2022-06-08  John Muyamba

Councillors, administrators schooled on coexistence

RUNDU – Local and regional councillors as well as administrators have been asked to work in coherence to ensure effective resolutions are made and implemented successfully. 

The urban and rural development ministry held its fourth session on the hiring and firing of heads and administrators of regional and local authority councils on Monday in Rundu. 

The ministry has so far engaged Kunene, Otjozondjupa, Omaheke and Erongo regions.

“We need to reflect on how we should handle issues of appointments, suspensions, and renewal of employment contracts of the accounting officers of subnational governments in accordance with the relevant legislation such as the Regional Council Authority Act of 1992, as amended, and the Local Authority Act of 1992, as amended,” said the deputy minister Natalia /Goagoses.

/Goagoses told councillors the public is aware and watching to see if certain institutions are purposefully suspending administrative heads for political or personal reasons. 

In the same vein, she said the public is aware of administrators who are deliberately sabotaging their councillors’ resolutions. 

“It is necessary for us to candidly reflect and focus on the pressing national and local government issues and share ideas on the challenges and best practices in handling situations,’’ she said.

“Let’s be cognisant of the root causes of this unfavourable situation and how we can improve it,’’ she added. 

In the ministry’s past sessions, the concept of interference and intervention was elaborated on, meaning that councillors may not interfere in the day-to-day operations of the council but may intervene.
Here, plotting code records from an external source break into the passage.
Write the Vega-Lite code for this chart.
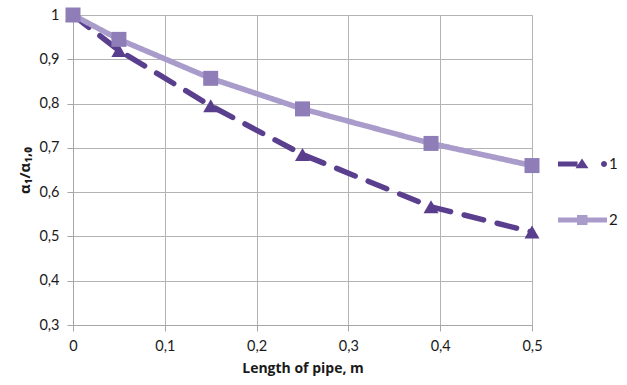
{
  "$schema": "https://vega.github.io/schema/vega-lite/v6.json",
  "width": 459,
  "height": 310,
  "autosize": {"type": "none"},
  "padding": {"left": 73, "top": 15, "right": 95, "bottom": 60},
  "background": "white",
  "config": {
    "font": "Lato",
    "view": {"stroke": null},
    "axis": {
      "gridColor": "#b3b3b3",
      "gridWidth": 1,
      "domainColor": "#a6a6a6",
      "tickColor": "#a6a6a6",
      "tickSize": 6,
      "labelFont": "Lato",
      "labelFontSize": 14.5,
      "labelColor": "#1a1a1a",
      "titleFont": "Open Sans",
      "titleFontWeight": "bold",
      "titleFontSize": 14,
      "titleColor": "#1a1a1a"
    }
  },
  "data": {
    "values": [
      {"x": 0, "y": 1.0, "series": "1"},
      {"x": 0.05, "y": 0.92, "series": "1"},
      {"x": 0.15, "y": 0.795, "series": "1"},
      {"x": 0.25, "y": 0.685, "series": "1"},
      {"x": 0.39, "y": 0.567, "series": "1"},
      {"x": 0.5, "y": 0.51, "series": "1"},
      {"x": 0, "y": 1.0, "series": "2"},
      {"x": 0.05, "y": 0.945, "series": "2"},
      {"x": 0.15, "y": 0.857, "series": "2"},
      {"x": 0.25, "y": 0.788, "series": "2"},
      {"x": 0.39, "y": 0.71, "series": "2"},
      {"x": 0.5, "y": 0.66, "series": "2"}
    ]
  },
  "encoding": {
    "x": {
      "field": "x",
      "type": "quantitative",
      "scale": {"domain": [0, 0.5], "nice": false},
      "axis": {
        "title": "Length of pipe, m",
        "values": [0, 0.1, 0.2, 0.3, 0.4, 0.5],
        "labelExpr": "replace(format(datum.value, '~g'), '.', ',')",
        "labelPadding": 8,
        "titlePadding": 9,
        "labelFlush": false
      }
    },
    "y": {
      "field": "y",
      "type": "quantitative",
      "scale": {"domain": [0.3, 1], "nice": false, "zero": false},
      "axis": {
        "title": "α₁/α₁,₀",
        "titleFontSize": 15,
        "values": [0.3, 0.4, 0.5, 0.6, 0.7, 0.8, 0.9, 1],
        "labelExpr": "replace(format(datum.value, '~g'), '.', ',')",
        "labelPadding": 8,
        "titlePadding": 6,
        "labelFlush": false
      }
    }
  },
  "layer": [
    {
      "mark": {"type": "line", "strokeWidth": 5.5, "strokeCap": "round"},
      "encoding": {
        "stroke": {
          "field": "series",
          "type": "nominal",
          "scale": {"domain": ["1", "2"], "range": ["#5b3f8f", "#a99ccb"]},
          "legend": null
        },
        "strokeDash": {
          "field": "series",
          "type": "nominal",
          "scale": {"domain": ["1", "2"], "range": [[20, 14], [1, 0]]},
          "legend": null
        }
      }
    },
    {
      "mark": {"type": "point", "filled": true, "opacity": 1},
      "encoding": {
        "fill": {
          "field": "series",
          "type": "nominal",
          "scale": {"domain": ["1", "2"], "range": ["#5a3e8e", "#8f7db8"]},
          "legend": null
        },
        "shape": {
          "field": "series",
          "type": "nominal",
          "scale": {"domain": ["1", "2"], "range": ["triangle-up", "square"]},
          "legend": null
        },
        "size": {"value": 225}
      }
    },
    {
      "mark": {"type": "point", "filled": true, "size": 0, "opacity": 1},
      "encoding": {
        "color": {
          "field": "series",
          "type": "nominal",
          "scale": {"domain": ["1", "2"], "range": ["#5b3f8f", "#a99ccb"]},
          "legend": {
            "orient": "none",
            "legendX": 484,
            "legendY": 124,
            "title": null,
            "padding": 0,
            "symbolSize": 2500,
            "symbolOpacity": 1,
            "symbolStrokeWidth": 0,
            "rowPadding": 23,
            "labelFont": "Lato",
            "labelFontSize": 15,
            "labelColor": "#1a1a1a",
            "labelOffset": 2
          }
        },
        "shape": {
          "field": "series",
          "type": "nominal",
          "scale": {"domain": ["1", "2"], "range": [
            "M-0.96,-0.1 L-0.18,-0.1 L-0.18,0.1 L-0.96,0.1 Z M-0.26,0.17 L0,-0.22 L0.26,0.17 Z M0.76,0 A0.12,0.12 0 1,0 1,0 A0.12,0.12 0 1,0 0.76,0 Z",
            "M-0.96,-0.1 L1,-0.1 L1,0.1 L-0.96,0.1 Z M-0.2,-0.2 L0.22,-0.2 L0.22,0.2 L-0.2,0.2 Z"
          ]}
        }
      }
    }
  ],
  "resolve": {
    "scale": {"shape": "independent"},
    "legend": {"color": "independent", "shape": "independent", "stroke": "independent", "strokeDash": "independent", "fill": "independent"}
  }
}
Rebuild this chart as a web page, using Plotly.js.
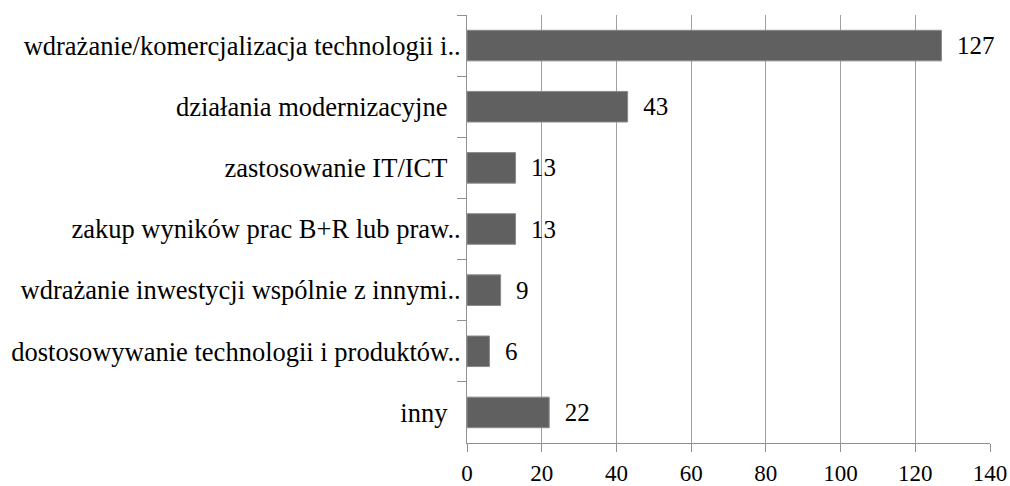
<!DOCTYPE html>
<html>
<head>
<meta charset="utf-8">
<script src="https://cdn.plot.ly/plotly-3.0.1.min.js"></script>
<style>html,body{margin:0;padding:0;background:#fff;}#chart{width:1010px;height:486px;}</style>
</head>
<body>
<div id="chart"></div>
<script>
const categories = [
  "wdrażanie/komercjalizacja technologii i..",
  "działania modernizacyjne\u00a0\u00a0",
  "zastosowanie IT/ICT\u00a0\u00a0",
  "zakup wyników prac B+R lub praw..",
  "wdrażanie inwestycji wspólnie z innymi..",
  "dostosowywanie technologii i produktów..",
  "inny\u00a0\u00a0"
];
const values = [127, 43, 13, 13, 9, 6, 22];
const xTicks = [0, 20, 40, 60, 80, 100, 120, 140];

const serif = '"Liberation Serif", "Times New Roman", serif';

Plotly.newPlot('chart', [{
  type: 'bar',
  orientation: 'h',
  y: categories,
  x: values,
  text: values.map(v => '\u00a0\u00a0' + v),
  textposition: 'outside',
  cliponaxis: false,
  textfont: {family: serif, size: 25, color: '#000'},
  marker: {color: '#606060', line: {color: '#8a8a8a', width: 1}},
  hoverinfo: 'none'
}], {
  width: 1010, height: 486,
  margin: {l: 467, r: 20, t: 15, b: 43},
  paper_bgcolor: '#fff', plot_bgcolor: '#fff',
  bargap: 0.5,
  showlegend: false,
  font: {family: serif},
  xaxis: {
    range: [0, 140],
    tickvals: xTicks,
    ticktext: xTicks.map(String),
    showgrid: true, gridcolor: '#a0a0a0', gridwidth: 1,
    zeroline: false,
    showline: true, linecolor: '#909090', linewidth: 1,
    ticks: 'outside', ticklen: 8, tickcolor: '#909090',
    ticklabelstandoff: 1,
    tickfont: {family: serif, size: 23, color: '#000'},
    fixedrange: true
  },
  yaxis: {
    type: 'category',
    autorange: 'reversed',
    showgrid: false,
    showline: true, linecolor: '#909090', linewidth: 1,
    ticks: 'outside', ticklen: 9, tickcolor: '#909090',
    tickson: 'boundaries',
    ticklabelstandoff: 0,
    tickfont: {family: serif, size: 26.5, color: '#000'},
    fixedrange: true
  }
}, {displayModeBar: false, staticPlot: true});
</script>
</body>
</html>
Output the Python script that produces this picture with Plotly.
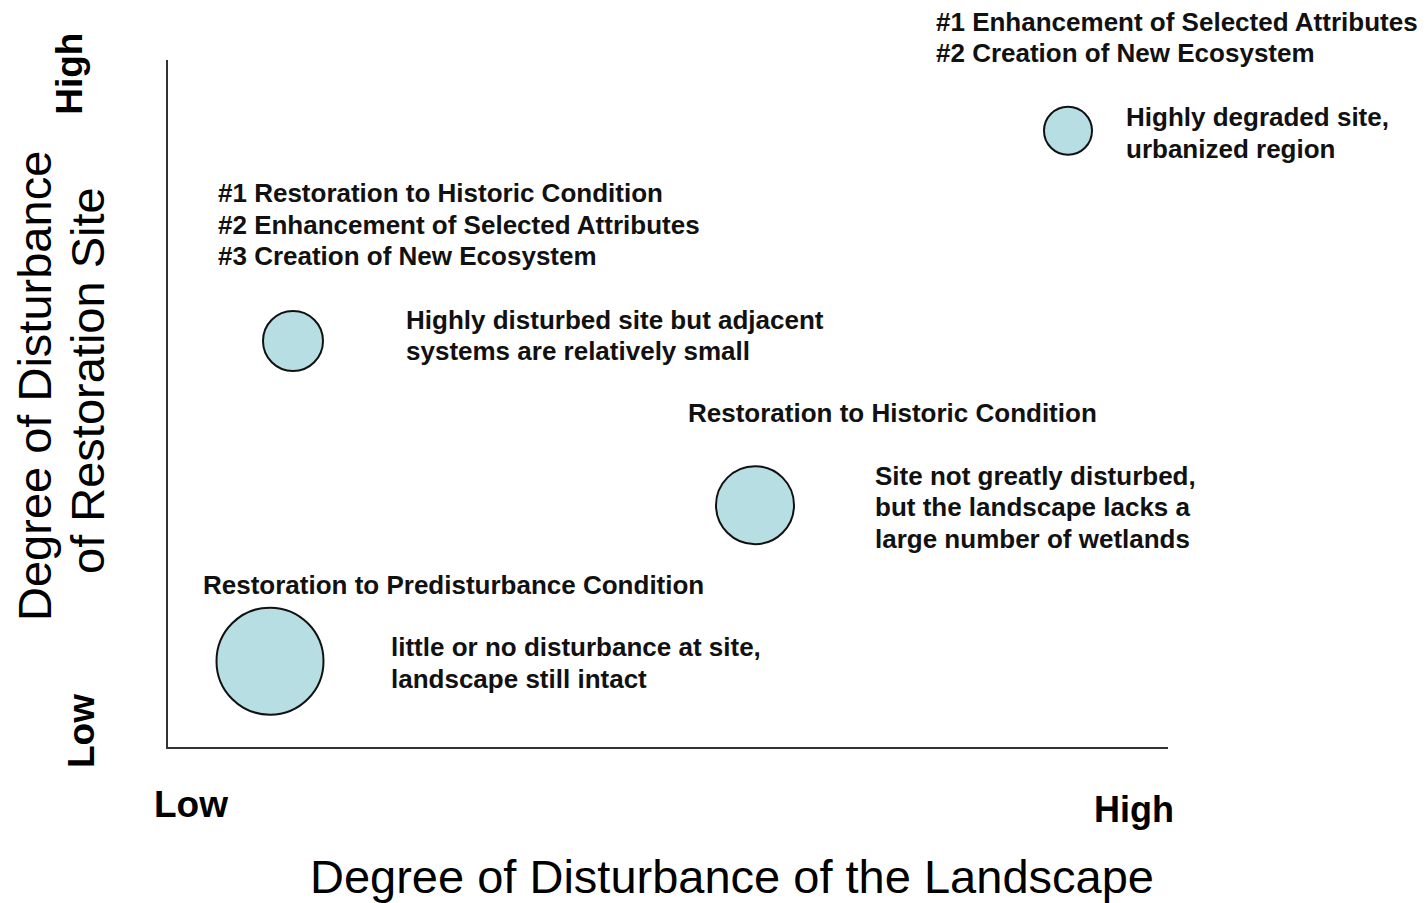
import plotly.graph_objects as go

# ---- data ----
landscape_disturbance = [10.2, 58.7, 12.5, 90.0]   # x: degree of disturbance of the landscape
site_disturbance = [12.5, 35.2, 59.1, 89.7]        # y: degree of disturbance of restoration site
bubble_value = [107, 78, 60, 48]                   # relative bubble size
strategy_labels = [
    ["Restoration to Predisturbance Condition"],
    ["Restoration to Historic Condition"],
    ["#1 Restoration to Historic Condition",
     "#2 Enhancement of Selected Attributes",
     "#3 Creation of New Ecosystem"],
    ["#1 Enhancement of Selected Attributes",
     "#2 Creation of New Ecosystem"],
]
site_descriptions = [
    ["little or no disturbance at site,", "landscape still intact"],
    ["Site not greatly disturbed,", "but the landscape lacks a", "large number of wetlands"],
    ["Highly disturbed site but adjacent", "systems are relatively small"],
    ["Highly degraded site,", "urbanized region"],
]
tick_labels = ["Low", "High"]
x_title = "Degree of Disturbance of the Landscape"
y_title_lines = ["Degree of Disturbance", "of Restoration Site"]

FONT = "Liberation Sans, Arial, sans-serif"
TXT = "#111111"

fig = go.Figure()
fig.add_trace(go.Scatter(
    x=landscape_disturbance, y=site_disturbance, mode="markers",
    marker=dict(size=bubble_value, color="#b7dfe3",
                line=dict(color="#111111", width=2), opacity=1),
    hoverinfo="skip", showlegend=False, cliponaxis=False,
))

# label block centres (paper coords)
strategy_pos = [(0.033, 0.236), (0.518, 0.486), (0.048, 0.760), (0.766, 1.033)]
desc_pos = [(0.221, 0.122), (0.705, 0.349), (0.236, 0.599), (0.956, 0.894)]
LINE = 0.04585  # line spacing in paper units

ann = []
def add_block(pos, lines):
    px, py = pos
    n = len(lines)
    for i, t in enumerate(lines):
        yy = py + ((n - 1) / 2 - i) * LINE
        ann.append(dict(x=px, y=yy, xref="paper", yref="paper", text=t, showarrow=False,
                        xanchor="left", yanchor="middle", align="left",
                        font=dict(family=FONT, size=26, color=TXT, weight="bold")))

for p, l in zip(strategy_pos, strategy_labels):
    add_block(p, l)
for p, l in zip(desc_pos, site_descriptions):
    add_block(p, l)

# axis low/high labels
ann.append(dict(x=0.023, y=-0.0844, xref="paper", yref="paper", text=tick_labels[0],
                showarrow=False, xanchor="center", yanchor="middle",
                font=dict(family=FONT, size=37, color="#000", weight="bold")))
ann.append(dict(x=0.966, y=-0.0917, xref="paper", yref="paper", text=tick_labels[1],
                showarrow=False, xanchor="center", yanchor="middle",
                font=dict(family=FONT, size=36, color="#000", weight="bold")))
ann.append(dict(x=-0.086, y=0.0233, xref="paper", yref="paper", text=tick_labels[0],
                showarrow=False, xanchor="center", yanchor="middle", textangle=-90,
                font=dict(family=FONT, size=37, color="#000", weight="bold")))
ann.append(dict(x=-0.098, y=0.98, xref="paper", yref="paper", text=tick_labels[1],
                showarrow=False, xanchor="center", yanchor="middle", textangle=-90,
                font=dict(family=FONT, size=37, color="#000", weight="bold")))

# axis titles
ann.append(dict(x=0.564, y=-0.189, xref="paper", yref="paper", text=x_title,
                showarrow=False, xanchor="center", yanchor="middle",
                font=dict(family=FONT, size=47, color="#000")))
ann.append(dict(x=-0.133, y=0.5255, xref="paper", yref="paper", text=y_title_lines[0],
                showarrow=False, xanchor="center", yanchor="middle", textangle=-90,
                font=dict(family=FONT, size=47, color="#000")))
ann.append(dict(x=-0.080, y=0.5328, xref="paper", yref="paper", text=y_title_lines[1],
                showarrow=False, xanchor="center", yanchor="middle", textangle=-90,
                font=dict(family=FONT, size=47, color="#000")))

fig.update_layout(
    width=1427, height=903,
    margin=dict(l=160, r=267, t=52, b=164),
    paper_bgcolor="white", plot_bgcolor="white",
    annotations=ann,
    xaxis=dict(range=[0, 100], showline=True, linecolor="#333333", linewidth=2,
               showgrid=False, zeroline=False, showticklabels=False, ticks="",
               fixedrange=True),
    yaxis=dict(range=[0, 100], showline=True, linecolor="#333333", linewidth=2,
               showgrid=False, zeroline=False, showticklabels=False, ticks="",
               fixedrange=True),
)

fig.write_html("out.html", config={"displayModeBar": False})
Another root cause identified was the distinction between the roles or aspirations of individuals and the public interest.  “It was mentioned that administrators were colluding with councillors and acting as politicians and vice versa. It is also our hope to encourage a culture of good governance, and teamwork and strengthen good communication principles as stipulated in our code of conduct for elected office bearers, clearly defining the line of command between councillors, staff and the community,’’/Goagoses noted. 

She noted that as a collective, technocrats and councillors are responsible for ensuring service delivery, but cannot ignore the unprecedented culture of institutions operating without administrative heads.

The ministry has the responsibility to ensure that all councillors and administrative heads are oriented toward their new role when they assume duties. The ministry conducts nationwide training inductions to capacitate newly elected regional and local authority councillors together with their senior administrative staff members. We continue to provide ad hoc training when a need is identified or upon requests from various regional councils or local authorities, said the deputy minister.

“These efforts are to standardise service delivery. As you may all recall, the induction covers various critical areas pertaining to regional and local government operations, administration, and governance aimed at equipping you with the basic information and skills to be able to run your councils effectively and efficiently,” she said. 

According to /Goagoses, all these efforts are aimed at ensuring that office bearers understand governance, service delivery, and most importantly, financial prudence. “I always encourage sub-national governments to aim for unqualified audit reports.”

“If Natalia and her team can do it, you too can do it. We at the ministry also share your quest to make regional and local government more people-centred and more responsive to the developmental and knowledge-based challenges of the day,” she noted.